Today it is my great pleasure to be joining the blog tour for The Guilty Party, the very latest psychological thriller from author Mel McGrath. Thank you to publisher HQ who provided the advance copy of the book for this review. Here is what the book is all about:
The Bookish Bits
You did nothing. That doesn’t mean you’re innocent.
On a night out, four friends witness a stranger in trouble. They decide to do nothing to help.
Later, a body washes up on the banks of the Thames – and the group realises that ignoring the woman has left blood on their hands.
But why did each of them refuse to step in? Why did none of them want to be noticed that night? Who is really responsible?
And is it possible that the victim was not really a stranger at all?
When I listened to Give Me the Child a little over a year ago, I fell in love with Mel McGrath’s writing style, the way in which she was able to develop characters who both fascinated and repulsed, and the way in which her she really drew me into the story, a complex and multi-layered tale in which you were never quite sure which was was up. So when I got the chance for an early read of this latest novel, The Guilty Party, I jumped at it, and boy am I glad I did.
Now, I won’t lie. There are elements of this book that will leave you feeling very uncomfortable, and with a theme that examines the idea of control, both that lost through peer pressure and through more dubious means, you may well find, as I did, that you struggle to find any redeeming qualities amongst most, if not all, of the characters. But the story is one that is still important, addressing issues which are far too prevalent in current culture and forcing the reader to take a long hard look at themselves and ask the question – what would you do if you saw someone in trouble? Would you help them or would you walk away? And if you turned away, could you live with the guilt?
Now turn away is exactly what this particular group of friends did, although we don’t know why, not for a long while. Cassie, Anna, Bo and Dex are four very complex characters, friends from University who seem to be held together by connections from the past, perhaps even habit, rather than a deep seated friendship. Yes, at one stage there were romantic entanglements and, despite how things have changed, they are hard to step away from, but the more you read, the more you realise how different they are, and how ill-fated their friendship seems to be.

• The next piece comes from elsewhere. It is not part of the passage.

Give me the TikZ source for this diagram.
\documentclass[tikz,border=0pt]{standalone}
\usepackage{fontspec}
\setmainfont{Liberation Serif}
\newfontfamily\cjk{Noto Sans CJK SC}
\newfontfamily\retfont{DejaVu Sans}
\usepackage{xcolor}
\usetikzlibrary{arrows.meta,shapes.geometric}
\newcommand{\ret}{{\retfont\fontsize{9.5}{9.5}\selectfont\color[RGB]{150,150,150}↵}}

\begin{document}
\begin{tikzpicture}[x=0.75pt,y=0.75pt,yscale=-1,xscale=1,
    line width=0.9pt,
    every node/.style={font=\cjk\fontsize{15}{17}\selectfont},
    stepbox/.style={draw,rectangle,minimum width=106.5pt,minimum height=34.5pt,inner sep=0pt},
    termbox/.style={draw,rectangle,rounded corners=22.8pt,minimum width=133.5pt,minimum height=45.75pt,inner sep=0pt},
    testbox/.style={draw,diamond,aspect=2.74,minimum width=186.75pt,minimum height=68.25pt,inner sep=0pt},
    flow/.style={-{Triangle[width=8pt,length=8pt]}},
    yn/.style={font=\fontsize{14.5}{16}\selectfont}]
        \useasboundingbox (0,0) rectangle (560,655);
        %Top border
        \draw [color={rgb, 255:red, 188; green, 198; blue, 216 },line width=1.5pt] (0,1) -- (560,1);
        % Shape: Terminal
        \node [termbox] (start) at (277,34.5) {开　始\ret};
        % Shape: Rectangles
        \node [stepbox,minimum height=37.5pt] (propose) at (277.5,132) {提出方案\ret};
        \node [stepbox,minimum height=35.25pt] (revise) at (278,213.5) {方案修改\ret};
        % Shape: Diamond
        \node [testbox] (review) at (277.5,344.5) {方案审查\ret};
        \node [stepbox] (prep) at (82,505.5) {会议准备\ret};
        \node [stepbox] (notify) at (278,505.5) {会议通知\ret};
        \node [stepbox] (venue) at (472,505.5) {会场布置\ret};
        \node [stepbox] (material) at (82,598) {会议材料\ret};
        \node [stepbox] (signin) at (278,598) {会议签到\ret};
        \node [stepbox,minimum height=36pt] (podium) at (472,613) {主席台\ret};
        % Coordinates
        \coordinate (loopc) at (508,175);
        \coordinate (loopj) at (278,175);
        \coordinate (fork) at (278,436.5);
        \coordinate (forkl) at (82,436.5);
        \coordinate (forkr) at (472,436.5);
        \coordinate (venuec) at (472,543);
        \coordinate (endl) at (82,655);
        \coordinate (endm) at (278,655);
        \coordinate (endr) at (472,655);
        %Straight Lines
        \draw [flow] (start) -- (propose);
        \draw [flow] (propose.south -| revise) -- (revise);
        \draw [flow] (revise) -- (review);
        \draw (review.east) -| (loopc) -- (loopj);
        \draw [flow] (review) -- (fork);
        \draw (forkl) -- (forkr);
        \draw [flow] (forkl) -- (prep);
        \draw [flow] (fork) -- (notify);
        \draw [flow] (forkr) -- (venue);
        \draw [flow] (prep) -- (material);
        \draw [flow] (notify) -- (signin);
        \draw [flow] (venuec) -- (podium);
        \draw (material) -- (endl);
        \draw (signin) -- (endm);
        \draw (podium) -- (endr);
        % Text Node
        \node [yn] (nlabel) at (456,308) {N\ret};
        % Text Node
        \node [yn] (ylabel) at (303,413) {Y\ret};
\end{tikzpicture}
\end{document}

The story opens with Cassie setting the scene, describing the pivotal event that would be the beginning of the end. From here we are taken on a journey as the group decant to a cottage in Weymouth for a long weekend of celebration, one in which many secrets are revealed, along with the true nature of some of the group members. I don’t really want to say much more than that as I think the real beauty in this book is in reading it and peeling back all the layers for yourself. But what I will say is that this trip is about as far from the joyous party atmosphere the friends were hoping for as you could get, and for one or more of them it could well prove deadly.

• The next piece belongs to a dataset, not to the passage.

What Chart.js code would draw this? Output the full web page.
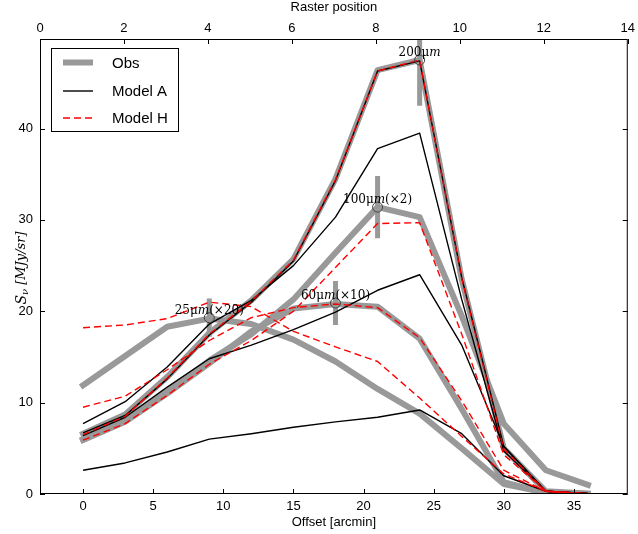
<!DOCTYPE html>
<html><head><meta charset="utf-8">
<script src="https://cdn.jsdelivr.net/npm/chart.js@4.4.1/dist/chart.umd.min.js"></script>
<style>html,body{margin:0;padding:0;background:#fff;}#wrap{width:638px;height:534px;}</style>
</head><body><div id="wrap"><canvas id="c" width="638" height="534"></canvas></div>
<script>
const offsets = [0,3,6,9,12,15,18,21,24,27,30,33,36];

const obs200 = [6.6, 8.7, 12.8, 17.6, 21.2, 25.7, 34.5, 46.4, 47.5, 23.5, 5.0, 0.3, 0.05];
const modelA200 = [6.7, 8.6, 12.6, 17.4, 21.0, 25.5, 34.3, 46.3, 47.4, 23.7, 5.2, 0.3, 0.05];
const modelH200 = [6.5, 8.5, 12.7, 17.5, 21.1, 25.6, 34.4, 46.3, 47.5, 23.6, 4.9, 0.3, 0.05];

const obs100 = [6.0, 8.0, 11.2, 14.6, 17.5, 21.3, 26.4, 31.4, 30.3, 19.5, 7.7, 2.6, 1.0];
const modelA100 = [7.7, 10.1, 13.9, 18.6, 21.2, 25.0, 30.3, 37.8, 39.5, 21.3, 4.7, 0.3, 0.05];
const modelH100 = [5.9, 7.7, 10.8, 14.2, 16.8, 20.0, 24.8, 29.6, 29.7, 17.5, 4.3, 0.3, 0.03];

const obs60 = [5.9, 7.9, 11.0, 14.3, 17.8, 20.3, 20.8, 20.5, 17.0, 9.3, 1.3, 0.1, 0.0];
const modelA60 = [6.4, 8.4, 11.7, 14.8, 16.3, 18.0, 19.9, 22.3, 24.0, 16.3, 5.2, 0.3, 0.02];
const modelH60 = [9.5, 10.7, 13.6, 16.8, 19.3, 20.4, 20.8, 20.4, 17.1, 10.2, 2.6, 0.3, 0.02];

const obs25 = [11.9, 15.1, 18.3, 19.2, 18.6, 16.9, 14.5, 11.5, 8.8, 5.0, 1.1, 0.15, 0.0];
const modelA25 = [2.6, 3.4, 4.6, 6.0, 6.6, 7.3, 7.9, 8.4, 9.2, 6.6, 2.0, 0.3, 0.02];
const modelH25 = [18.2, 18.5, 19.2, 21.0, 20.5, 17.8, 16.1, 14.5, 10.5, 6.3, 2.2, 0.3, 0.02];

const errOffsets = [9, 18, 21, 24];
const errCenters = [19.3, 20.9, 31.4, 47.5];
const errHalf = [2.1, 2.4, 3.4, 5.0];
const waveNames = ['25', '60', '100', '200'];
const waveFactors = ['(×20)', '(×10)', '(×2)', ''];

const xTicks = [0,5,10,15,20,25,30,35];
const yTicks = [0,10,20,30,40];
const rasterTicks = [0,2,4,6,8,10,12,14];
const legendNames = ['Obs', 'Model A', 'Model H'];

const GREY = '#999999', BLACK = '#000000', RED = '#ff0000';
const pts = arr => offsets.map((o,i) => ({x:o, y:arr[i]}));
const styles = {
  obs: {borderColor:GREY, borderWidth:6, order:30, borderCapStyle:'square'},
  A:   {borderColor:BLACK, borderWidth:1.4, order:20},
  H:   {borderColor:RED, borderWidth:1.4, borderDash:[7,4], order:10}
};
function line(arr, kind){
  return Object.assign({type:'line', data:pts(arr), pointRadius:0, tension:0, fill:false,
    borderJoinStyle:'round', showLine:true}, styles[kind]);
}
const datasets = [
  line(obs200,'obs'), line(obs100,'obs'), line(obs60,'obs'), line(obs25,'obs'),
  line(modelA200,'A'), line(modelA100,'A'), line(modelA60,'A'), line(modelA25,'A'),
  line(modelH200,'H'), line(modelH100,'H'), line(modelH60,'H'), line(modelH25,'H')
];
errOffsets.forEach((o,i) => {
  datasets.push({type:'line', data:[{x:o,y:errCenters[i]-errHalf[i]},{x:o,y:errCenters[i]+errHalf[i]}],
    borderColor:GREY, borderWidth:5, pointRadius:0, order:25, borderCapStyle:'butt'});
});
datasets.push({type:'scatter', data:errOffsets.map((o,i)=>({x:o,y:errCenters[i]})),
  pointRadius:5, pointStyle:'circle', backgroundColor:'rgba(0,0,0,0)', borderColor:'#444',
  pointBorderWidth:1, borderWidth:1, order:0, showLine:false});

const SANS = '"Liberation Sans", Arial, sans-serif';
const SERIF = '"DejaVu Serif", serif';

const framePlugin = {
  id:'frame',
  afterDraw(chart){
    const {ctx, chartArea:a, scales} = chart;
    ctx.save();
    ctx.strokeStyle = '#000'; ctx.lineWidth = 1;
    ctx.strokeRect(a.left+0.5, a.top+0.5, a.right-a.left-1, a.bottom-a.top-1);
    const TL = 5;
    ctx.beginPath();
    xTicks.forEach(v => { const p = Math.round(scales.x.getPixelForValue(v))+0.5;
      ctx.moveTo(p, a.bottom); ctx.lineTo(p, a.bottom-TL); });
    rasterTicks.forEach(v => { const p = Math.round(scales.x2.getPixelForValue(v))+0.5;
      ctx.moveTo(p, a.top); ctx.lineTo(p, a.top+TL); });
    yTicks.forEach(v => { const p = Math.round(scales.y.getPixelForValue(v))+0.5;
      ctx.moveTo(a.left, p); ctx.lineTo(a.left+TL, p);
      ctx.moveTo(a.right, p); ctx.lineTo(a.right-TL, p); });
    ctx.stroke();

    ctx.fillStyle = '#000'; ctx.textBaseline = 'alphabetic'; ctx.textAlign = 'left';
    errOffsets.forEach((o,i) => {
      const px = scales.x.getPixelForValue(o), py = scales.y.getPixelForValue(errCenters[i]);
      const parts = [[waveNames[i]+'μ', '12px '+SERIF], ['m', 'italic 12px '+SERIF], [waveFactors[i], '12px '+SERIF]];
      let w = 0; parts.forEach(p => { ctx.font = p[1]; w += ctx.measureText(p[0]).width; });
      let x = px - w/2;
      parts.forEach(p => { ctx.font = p[1]; ctx.fillText(p[0], x, py-4); x += ctx.measureText(p[0]).width; });
    });

    ctx.save();
    ctx.translate(21, 268); ctx.rotate(-Math.PI/2);
    const yp = [['S','italic 14px '+SERIF,0], ['ν','italic 10px '+SERIF,3], [' [MJy/sr]','italic 13px '+SERIF,0]];
    let tw = 0; yp.forEach(p => { ctx.font = p[1]; tw += ctx.measureText(p[0]).width; });
    let tx = -tw/2; ctx.textBaseline = 'middle';
    yp.forEach(p => { ctx.font = p[1]; ctx.fillText(p[0], tx, p[2]+1); tx += ctx.measureText(p[0]).width; });
    ctx.restore();

    const lx = 51, ly = 48, lw = 127, lh = 83;
    ctx.fillStyle = '#fff'; ctx.fillRect(lx, ly, lw, lh);
    ctx.strokeStyle = '#000'; ctx.lineWidth = 1; ctx.strokeRect(lx+0.5, ly+0.5, lw, lh);
    const rows = [62.5, 91, 118];
    const st = [styles.obs, styles.A, styles.H];
    rows.forEach((ry, i) => {
      ctx.beginPath(); ctx.strokeStyle = st[i].borderColor; ctx.lineWidth = st[i].borderWidth;
      ctx.setLineDash(st[i].borderDash || []); ctx.lineCap = 'butt';
      ctx.moveTo(63, ry); ctx.lineTo(93, ry); ctx.stroke(); ctx.setLineDash([]);
      ctx.fillStyle = '#000'; ctx.font = '15px '+SANS; ctx.textBaseline = 'middle';
      ctx.fillText(legendNames[i], 112, ry+1);
    });
    ctx.restore();
  }
};

new Chart(document.getElementById('c'), {
  data:{datasets},
  options:{
    responsive:false, animation:false, devicePixelRatio:1,
    layout:{padding:{left:0, right:8, top:0, bottom:0}},
    plugins:{legend:{display:false}, tooltip:{enabled:false}},
    scales:{
      x:{type:'linear', position:'bottom', min:-3.07, max:38.84,
        grid:{display:false, drawTicks:false}, border:{display:false},
        afterBuildTicks:s => { s.ticks = xTicks.map(v => ({value:v})); },
        afterFit:s => { s.height = 40; },
        ticks:{autoSkip:false, maxRotation:0, padding:5, color:'#000', font:{family:SANS, size:13}},
        title:{display:true, text:'Offset [arcmin]', color:'#000', font:{family:SANS, size:13}, padding:{top:0,bottom:4}}},
      x2:{type:'linear', position:'top', min:0, max:14,
        grid:{display:false, drawTicks:false}, border:{display:false},
        afterBuildTicks:s => { s.ticks = rasterTicks.map(v => ({value:v})); },
        afterFit:s => { s.height = 39; },
        ticks:{autoSkip:false, maxRotation:0, padding:3, color:'#000', font:{family:SANS, size:13}},
        title:{display:true, text:'Raster position', color:'#000', font:{family:SANS, size:13}, padding:{top:0,bottom:0}}},
      y:{type:'linear', position:'left', min:0, max:49.8,
        grid:{display:false, drawTicks:false}, border:{display:false},
        afterBuildTicks:s => { s.ticks = yTicks.map(v => ({value:v})); },
        afterFit:s => { s.width = 40; },
        ticks:{autoSkip:false, padding:7, color:'#000', font:{family:SANS, size:13}}}
    }
  },
  plugins:[framePlugin]
});
</script></body></html>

I love the way in which the atmosphere has been built in this book. From the tension ridden opening chapter that left me reeling and feeling almost sick to my stomach, we are taken to an almost quaint tranquil setting. But that which, at first, appears rustic, quaint even, is hiding a layer of rot, one which echoes the rot which has set into the friendship. The setting has been used to great effect, such stark imagery used to infuse the story with the bleak nature of the surroundings. It captures perfectly the sense of isolation that the characters feel, especially Cassie, in turn showing the readers the true essence of the story. From the very outset you are left with the idea of Cassie as the outsider, but just far the division extends is yet to be revealed.
As I said before, there are some more disagreeable elements of the story that could well leave you reeling, perhaps even make you feel like walking away from the book. It would be a shame if you did as although the book contains difficult themes, none of them are handled in a gratuitous way. This is a complex character study, not trying to necessarily answer the question of why certain people act in the way that they do, but certainly highlighting the very different facets of human nature and forcing the characters to examine where they draw the line in terms of what is right and what is wrong.
This is a really hard book to say that I loved, and enjoyed may even be the wrong way to describe it due to the very dark nature of the story. And yet I really did like this book, appreciated the beauty of the language, the way in which the narrative forced different emotional reactions from me, and the way in which a slowly evolving tension grew into a story which left me practically breathless in the end. It is rare to have a book where all of the characters are so unlikeable and yet you are so invested in what happens to them – good and bad – and yet that is exactly what is achieved here, and it’s a truly wonderful thing. Most definitely recommended.
About the Author
Melanie McGrath is an Essex girl, cofounder of Killer Women, and an award-winning writer of fiction and nonfiction. As MJ McGrath she writes the acclaimed Edie Kiglatuk series of Arctic mysteries, White Heat, The Boy in the Snow and The Boneseeker, twice longlisted for the CWA Gold Dagger and picked as Times and Financial Times thrillers of the year. As Melanie McGrath she wrote the critically acclaimed and bestselling family memoir Silvertown. As Mel McGrath she is the author of the psychological thriller Give Me The Child.